EXERCISE DESCRIPTION: Copy out every line in which the string "this" occurs.

-- start INFORMATION PROVIDED --

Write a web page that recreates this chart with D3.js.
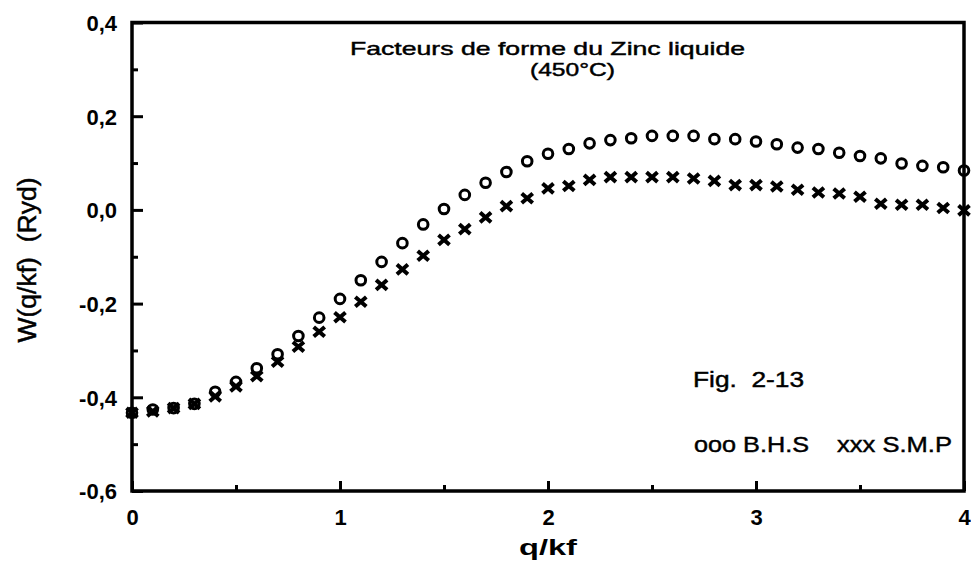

-- end INFORMATION PROVIDED --
-- start INFORMATION PROVIDED --

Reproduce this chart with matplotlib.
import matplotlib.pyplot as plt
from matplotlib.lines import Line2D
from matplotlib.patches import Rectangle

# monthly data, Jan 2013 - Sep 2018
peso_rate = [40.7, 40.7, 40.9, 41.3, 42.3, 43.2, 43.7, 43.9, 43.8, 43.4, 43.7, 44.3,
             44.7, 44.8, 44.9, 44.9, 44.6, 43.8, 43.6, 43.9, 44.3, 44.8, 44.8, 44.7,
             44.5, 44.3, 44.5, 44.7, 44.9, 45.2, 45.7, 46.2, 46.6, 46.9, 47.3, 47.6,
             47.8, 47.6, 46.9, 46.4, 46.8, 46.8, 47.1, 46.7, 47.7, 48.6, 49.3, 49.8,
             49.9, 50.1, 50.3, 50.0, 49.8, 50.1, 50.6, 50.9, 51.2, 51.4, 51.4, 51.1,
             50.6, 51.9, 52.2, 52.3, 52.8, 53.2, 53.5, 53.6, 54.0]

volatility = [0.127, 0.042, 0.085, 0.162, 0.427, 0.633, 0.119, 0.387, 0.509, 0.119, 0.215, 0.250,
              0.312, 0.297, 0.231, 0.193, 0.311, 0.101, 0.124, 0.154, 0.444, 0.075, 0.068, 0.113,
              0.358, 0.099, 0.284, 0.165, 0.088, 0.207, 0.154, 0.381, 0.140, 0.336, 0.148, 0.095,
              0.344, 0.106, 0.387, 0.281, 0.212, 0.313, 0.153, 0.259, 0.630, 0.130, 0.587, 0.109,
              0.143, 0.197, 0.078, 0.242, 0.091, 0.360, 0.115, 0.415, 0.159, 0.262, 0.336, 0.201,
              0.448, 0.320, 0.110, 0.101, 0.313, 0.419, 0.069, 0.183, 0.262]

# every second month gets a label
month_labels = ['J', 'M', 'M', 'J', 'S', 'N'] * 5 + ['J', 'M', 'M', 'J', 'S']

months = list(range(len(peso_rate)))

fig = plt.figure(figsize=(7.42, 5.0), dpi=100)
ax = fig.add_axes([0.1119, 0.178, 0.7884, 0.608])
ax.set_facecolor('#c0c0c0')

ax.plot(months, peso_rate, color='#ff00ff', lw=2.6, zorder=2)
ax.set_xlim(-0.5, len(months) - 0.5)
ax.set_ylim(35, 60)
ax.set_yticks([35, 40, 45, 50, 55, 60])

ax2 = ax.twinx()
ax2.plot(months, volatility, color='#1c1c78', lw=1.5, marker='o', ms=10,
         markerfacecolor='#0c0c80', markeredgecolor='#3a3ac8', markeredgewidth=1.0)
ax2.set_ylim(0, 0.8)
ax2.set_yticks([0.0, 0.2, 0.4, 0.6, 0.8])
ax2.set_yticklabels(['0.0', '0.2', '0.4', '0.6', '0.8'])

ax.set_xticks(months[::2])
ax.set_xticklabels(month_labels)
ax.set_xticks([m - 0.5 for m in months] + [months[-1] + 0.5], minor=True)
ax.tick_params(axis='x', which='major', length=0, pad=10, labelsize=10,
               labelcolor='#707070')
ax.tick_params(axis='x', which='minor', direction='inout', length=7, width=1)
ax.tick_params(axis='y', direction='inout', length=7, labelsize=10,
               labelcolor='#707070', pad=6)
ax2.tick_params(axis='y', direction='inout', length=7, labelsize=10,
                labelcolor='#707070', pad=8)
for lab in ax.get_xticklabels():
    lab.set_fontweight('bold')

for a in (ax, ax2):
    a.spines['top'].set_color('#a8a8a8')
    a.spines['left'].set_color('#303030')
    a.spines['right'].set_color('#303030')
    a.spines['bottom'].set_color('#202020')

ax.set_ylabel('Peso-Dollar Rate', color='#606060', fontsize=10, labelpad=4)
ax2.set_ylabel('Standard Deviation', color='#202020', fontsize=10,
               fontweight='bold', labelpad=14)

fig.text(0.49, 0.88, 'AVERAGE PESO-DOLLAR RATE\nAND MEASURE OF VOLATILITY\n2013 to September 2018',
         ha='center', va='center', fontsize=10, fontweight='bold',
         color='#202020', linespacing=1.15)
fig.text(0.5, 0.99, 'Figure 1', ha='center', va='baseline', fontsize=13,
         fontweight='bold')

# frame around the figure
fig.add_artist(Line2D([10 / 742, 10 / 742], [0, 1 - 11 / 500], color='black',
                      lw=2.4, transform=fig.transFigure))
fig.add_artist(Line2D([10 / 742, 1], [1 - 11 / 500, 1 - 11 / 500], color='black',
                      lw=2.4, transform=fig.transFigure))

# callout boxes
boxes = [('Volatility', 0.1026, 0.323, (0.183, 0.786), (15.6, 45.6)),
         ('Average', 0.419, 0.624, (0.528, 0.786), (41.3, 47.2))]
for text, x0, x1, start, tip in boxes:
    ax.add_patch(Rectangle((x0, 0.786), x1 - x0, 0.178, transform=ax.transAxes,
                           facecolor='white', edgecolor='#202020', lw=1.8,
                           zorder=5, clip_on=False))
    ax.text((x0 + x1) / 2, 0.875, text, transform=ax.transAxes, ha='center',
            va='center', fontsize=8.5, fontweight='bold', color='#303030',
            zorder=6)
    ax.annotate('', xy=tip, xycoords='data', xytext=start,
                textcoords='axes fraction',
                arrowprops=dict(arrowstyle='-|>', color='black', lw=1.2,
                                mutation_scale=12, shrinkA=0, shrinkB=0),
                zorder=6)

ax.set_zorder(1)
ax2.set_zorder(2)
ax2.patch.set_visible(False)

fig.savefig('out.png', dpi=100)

-- end INFORMATION PROVIDED --
-- start INFORMATION PROVIDED --

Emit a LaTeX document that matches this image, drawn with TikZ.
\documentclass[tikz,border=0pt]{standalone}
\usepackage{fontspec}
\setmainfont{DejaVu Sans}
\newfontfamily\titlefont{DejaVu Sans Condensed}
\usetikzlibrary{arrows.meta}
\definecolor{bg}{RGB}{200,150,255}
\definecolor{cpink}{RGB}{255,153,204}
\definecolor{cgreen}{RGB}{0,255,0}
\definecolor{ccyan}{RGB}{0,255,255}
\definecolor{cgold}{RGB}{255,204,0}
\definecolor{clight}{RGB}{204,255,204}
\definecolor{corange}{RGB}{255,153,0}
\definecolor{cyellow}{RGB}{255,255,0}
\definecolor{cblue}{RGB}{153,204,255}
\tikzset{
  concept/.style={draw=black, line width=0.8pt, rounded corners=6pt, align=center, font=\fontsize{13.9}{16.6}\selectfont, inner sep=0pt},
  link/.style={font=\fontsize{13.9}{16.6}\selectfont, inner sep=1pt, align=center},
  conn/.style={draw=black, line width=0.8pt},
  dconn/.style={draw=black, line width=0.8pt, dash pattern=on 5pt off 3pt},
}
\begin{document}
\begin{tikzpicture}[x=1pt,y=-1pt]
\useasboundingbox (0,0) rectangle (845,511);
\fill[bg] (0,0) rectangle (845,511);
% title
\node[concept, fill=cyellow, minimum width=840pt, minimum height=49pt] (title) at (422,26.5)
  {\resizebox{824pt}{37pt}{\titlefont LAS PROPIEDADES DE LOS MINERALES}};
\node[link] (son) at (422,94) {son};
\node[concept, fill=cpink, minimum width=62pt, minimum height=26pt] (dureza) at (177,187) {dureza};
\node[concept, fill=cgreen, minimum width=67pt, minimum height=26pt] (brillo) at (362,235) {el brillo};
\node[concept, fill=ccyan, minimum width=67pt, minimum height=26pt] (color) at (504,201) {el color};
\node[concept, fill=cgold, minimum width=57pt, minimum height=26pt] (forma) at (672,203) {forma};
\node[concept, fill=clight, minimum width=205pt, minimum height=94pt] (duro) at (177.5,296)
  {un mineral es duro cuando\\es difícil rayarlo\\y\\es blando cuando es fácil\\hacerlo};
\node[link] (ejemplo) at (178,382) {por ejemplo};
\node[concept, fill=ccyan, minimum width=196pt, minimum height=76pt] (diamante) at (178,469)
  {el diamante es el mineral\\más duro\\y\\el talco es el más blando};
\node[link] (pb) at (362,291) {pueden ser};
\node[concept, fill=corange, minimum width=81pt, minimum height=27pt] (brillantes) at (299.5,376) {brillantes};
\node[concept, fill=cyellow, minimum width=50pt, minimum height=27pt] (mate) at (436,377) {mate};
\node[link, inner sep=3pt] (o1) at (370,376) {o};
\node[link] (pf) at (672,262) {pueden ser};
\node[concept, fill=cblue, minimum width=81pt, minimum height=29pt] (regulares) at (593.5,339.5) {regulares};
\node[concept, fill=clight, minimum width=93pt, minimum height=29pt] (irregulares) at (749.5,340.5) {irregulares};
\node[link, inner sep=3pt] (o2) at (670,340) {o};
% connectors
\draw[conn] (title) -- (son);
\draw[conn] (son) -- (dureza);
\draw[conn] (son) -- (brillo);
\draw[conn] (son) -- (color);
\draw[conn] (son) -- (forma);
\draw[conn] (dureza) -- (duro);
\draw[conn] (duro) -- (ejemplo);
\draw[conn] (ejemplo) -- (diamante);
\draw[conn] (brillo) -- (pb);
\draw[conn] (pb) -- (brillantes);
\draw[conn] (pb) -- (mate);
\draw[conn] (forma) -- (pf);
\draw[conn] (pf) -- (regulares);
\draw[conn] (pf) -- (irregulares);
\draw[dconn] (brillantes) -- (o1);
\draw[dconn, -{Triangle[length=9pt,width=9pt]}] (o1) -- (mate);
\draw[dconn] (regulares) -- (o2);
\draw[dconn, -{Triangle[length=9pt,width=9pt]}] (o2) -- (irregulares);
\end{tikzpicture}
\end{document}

-- end INFORMATION PROVIDED --

EXPECTED OUTPUT:
Write a web page that recreates this chart with D3.js.
Reproduce this chart with matplotlib.
Emit a LaTeX document that matches this image, drawn with TikZ.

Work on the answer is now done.